In the 23 years since his first hit, "Cry, Cry, Cry", Johnny Cash, the Man in Black, has become perhaps the most public figure in country music. His name and his remarkably distinctive voice (considering its extremely limited range) conjure up immediate images of trains, prisons, life on the land, and a certain rugged individualism and Christian faith.

Alas, the show Cash brought to a sold-out Wolf Trap Saturday night contained most of the elements but practically none of the passion that have made him such a recognizable figure. It's as if he is still doing a television variety show: Too much time is allocated to insignificant numbers performed by musically dull members of his and wife June Carter's family.

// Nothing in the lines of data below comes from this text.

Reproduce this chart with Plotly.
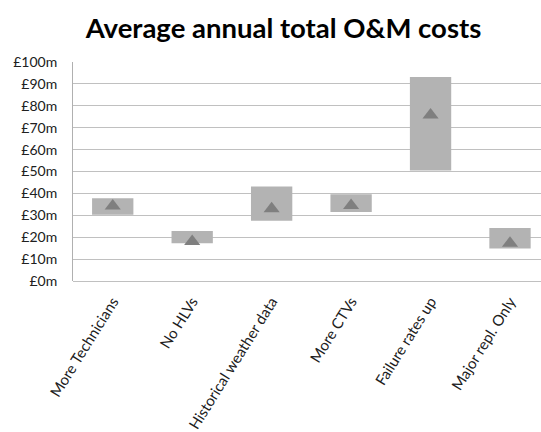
import plotly.graph_objects as go

# Scenario names and cost ranges (in £m)
scenarios = ["More Technicians", "No HLVs", "Historical weather data",
             "More CTVs", "Failure rates up", "Major repl. Only"]
cost_low = [30.3, 17.2, 27.5, 31.5, 50.4, 14.8]
cost_high = [37.8, 22.8, 43.1, 39.6, 93.2, 24.2]
cost_mean = [34.2, 18.0, 33.0, 34.5, 75.8, 17.2]

y_ticks = [0, 10, 20, 30, 40, 50, 60, 70, 80, 90, 100]
y_tick_text = [f"£{v}m" for v in y_ticks]

span = [h - l for h, l in zip(cost_high, cost_low)]

fig = go.Figure()
fig.add_trace(go.Bar(
    x=scenarios, y=span, base=cost_low, width=0.52,
    marker=dict(color="#b3b3b3", line=dict(width=0)),
    hoverinfo="skip",
))
fig.add_trace(go.Scatter(
    x=scenarios, y=cost_mean, mode="markers",
    marker=dict(symbol="triangle-up", size=14, color="#7f7f7f",
                line=dict(width=0)),
))

font_family = "Lato, 'Open Sans', sans-serif"
fig.update_layout(
    width=541, height=432,
    margin=dict(l=73, r=0, t=62, b=151),
    paper_bgcolor="white", plot_bgcolor="white",
    showlegend=False,
    title=dict(text="<b>Average annual total O&M costs</b>",
               x=0.524, xanchor="center", y=0.935, yanchor="middle",
               font=dict(family=font_family, size=27.5, color="#000000")),
    font=dict(family=font_family, size=14, color="#404040"),
)
fig.update_xaxes(
    range=[-0.5, 5.39], tickangle=-58, showgrid=False,
    showline=False, zeroline=False, ticks="", ticklabelstandoff=8,
    tickfont=dict(size=15, color="#202020"),
)
fig.update_yaxes(
    range=[0, 100], tickvals=y_ticks, ticktext=y_tick_text,
    showgrid=True, gridcolor="#c0c0c0", gridwidth=1,
    showline=True, linecolor="#b0b0b0", linewidth=1,
    zeroline=True, zerolinecolor="#c0c0c0", zerolinewidth=1,
    ticks="", ticklabelstandoff=12,
    tickfont=dict(size=14, color="#202020"),
)

fig.write_html("out.html")
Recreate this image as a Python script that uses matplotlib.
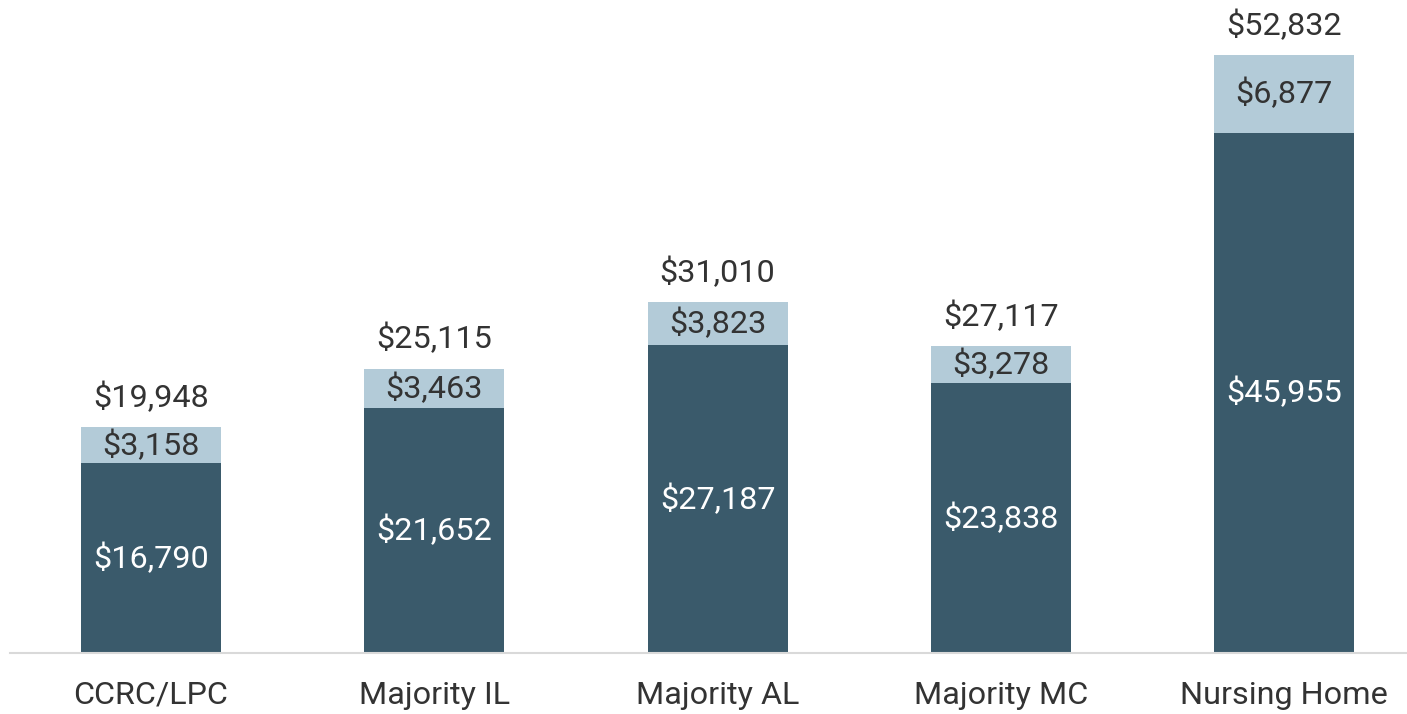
import matplotlib.pyplot as plt

plt.rcParams['font.family'] = ['Roboto', 'DejaVu Sans']

categories = ["CCRC/LPC", "Majority IL", "Majority AL", "Majority MC", "Nursing Home"]
base_vals = [16790, 21652, 27187, 23838, 45955]
top_vals = [3158, 3463, 3823, 3278, 6877]
totals = [19948, 25115, 31010, 27117, 52832]

dark = "#3a5a6b"
light = "#b3cbd8"
txt = "#333333"
fs = 23.3

fig = plt.figure(figsize=(14.07, 7.14), dpi=100)
ax = fig.add_axes([10 / 1407, 61 / 714, 1397 / 1407, 653 / 714])

x = list(range(len(categories)))
w = 0.494
ax.bar(x, base_vals, width=w, color=dark)
ax.bar(x, top_vals, width=w, bottom=base_vals, color=light)

for i in x:
    ax.text(i, base_vals[i] / 2, "${:,}".format(base_vals[i]), ha='center', va='center',
            color='white', fontsize=fs)
    ax.text(i, base_vals[i] + top_vals[i] / 2, "${:,}".format(top_vals[i]), ha='center',
            va='center', color=txt, fontsize=fs)
    ax.text(i, totals[i] + 1250, "${:,}".format(totals[i]), ha='center', va='bottom',
            color=txt, fontsize=fs)

ax.set_xlim(-0.498, 4.434)
ax.set_ylim(0, 52832 * 653 / 598)
ax.set_xticks(x)
ax.set_xticklabels(categories, fontsize=fs, color=txt)
ax.tick_params(axis='x', length=0, pad=20)
ax.set_yticks([])
for s in ['top', 'right', 'left']:
    ax.spines[s].set_visible(False)
ax.spines['bottom'].set_color('#d9d9d9')
ax.spines['bottom'].set_linewidth(1.5)

fig.savefig("out.png", dpi=100)
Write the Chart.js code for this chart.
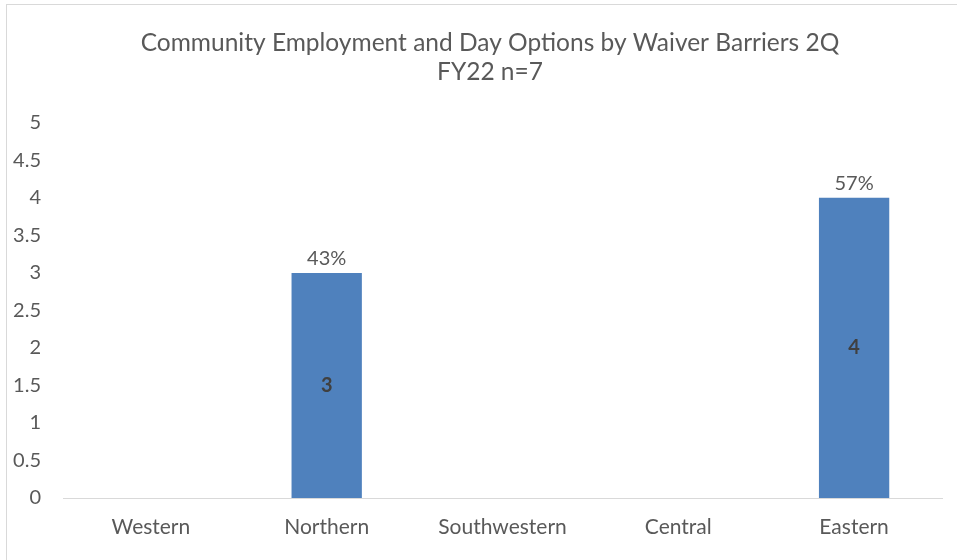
<!DOCTYPE html>
<html>
<head>
<meta charset="utf-8">
<script src="https://cdn.jsdelivr.net/npm/chart.js@4.4.0/dist/chart.umd.min.js"></script>
<style>
  html, body { margin: 0; padding: 0; background: #fff; }
  #wrap { position: relative; width: 957px; height: 560px; overflow: hidden; }
  #frame { position: absolute; left: 6px; top: 4px; width: 970px; height: 570px; border: 1px solid #d9d9d9; box-sizing: border-box; }
  #grafico { position: absolute; left: 0; top: 0; }
</style>
</head>
<body>
<div id="wrap">
  <div id="frame"></div>
  <canvas id="grafico" width="957" height="560"></canvas>
</div>
<script>
const regioes = ["Western", "Northern", "Southwestern", "Central", "Eastern"];
const contagens = [0, 3, 0, 0, 4];
const percentuais = ["", "43%", "", "", "57%"];
const titulo = ["Community Employment and Day Options by Waiver Barriers 2Q", "FY22 n=7"];

const fonte = "Lato, 'Open Sans', sans-serif";
const corTexto = "#595959";

// rotulos: percentual acima da barra, contagem no meio
const rotulos = {
  id: "rotulos",
  afterDatasetsDraw(chart) {
    const ctx = chart.ctx;
    const meta = chart.getDatasetMeta(0);
    ctx.save();
    ctx.textAlign = "center";
    meta.data.forEach((bar, i) => {
      if (!contagens[i]) return;
      ctx.fillStyle = corTexto;
      ctx.font = "20px " + fonte;
      ctx.textBaseline = "bottom";
      ctx.fillText(percentuais[i], bar.x, bar.y - 4);
      ctx.fillStyle = "#404040";
      ctx.font = "bold 20px " + fonte;
      ctx.textBaseline = "middle";
      ctx.fillText(String(contagens[i]), bar.x, (bar.y + bar.base) / 2);
    });
    ctx.restore();
  }
};

new Chart(document.getElementById("grafico"), {
  type: "bar",
  data: {
    labels: regioes,
    datasets: [{
      data: contagens,
      backgroundColor: "#4f81bd",
      categoryPercentage: 1,
      barPercentage: 0.4
    }]
  },
  options: {
    responsive: false,
    animation: false,
    layout: { padding: { left: 38, right: 15, top: 0, bottom: 0 } },
    plugins: {
      legend: { display: false },
      tooltip: { enabled: false },
      title: {
        display: true,
        text: titulo,
        color: corTexto,
        font: { family: fonte, size: 24.5, weight: "normal", lineHeight: 1.2 },
        padding: { top: 28, bottom: 36 }
      }
    },
    scales: {
      x: {
        grid: { display: false, drawTicks: false },
        border: { display: true, color: "#d9d9d9", width: 1 },
        ticks: { color: corTexto, font: { family: fonte, size: 21 }, padding: 17 },
        afterFit(s) { s.height = 62; }
      },
      y: {
        min: 0,
        max: 5,
        grid: { display: false, drawTicks: false },
        border: { display: false },
        // mirror evita o recorte dos rotulos na margem esquerda
        ticks: {
          stepSize: 0.5, color: corTexto, font: { family: fonte, size: 20 },
          mirror: true, crossAlign: "far", padding: 0,
          callback: v => String(v)
        },
        afterFit(s) { s.width = 25; },
        afterUpdate(s) {
          const largura = s._getLabelSizes().widest.width;
          s.options.ticks.padding = -22 - largura;
        }
      }
    }
  },
  plugins: [rotulos]
});
</script>
</body>
</html>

Cash's duets with Carter were somewhat stiff. Her control and range seem to have diminished in recent years, though the rough edges were less bothersome on the Carter Family clasics. Cash's best moments came in a railroad song medley, with a film of various trains and train wrecks playing behind him. This showed just a little of the imagination that was missing from much of the evening's entertainment. There's too much rich material in Cash's past that deserves a hearing.

Ironically, the musical highlight of the evening was an instrumental reading by Cash's pianist of Floyd Cramer's "Last Date." Its grace and symmetry were matched by the honest sentimentality of its performance. One would have appreciated a similar, consistent effort an acknowledged master and major figure in country music history.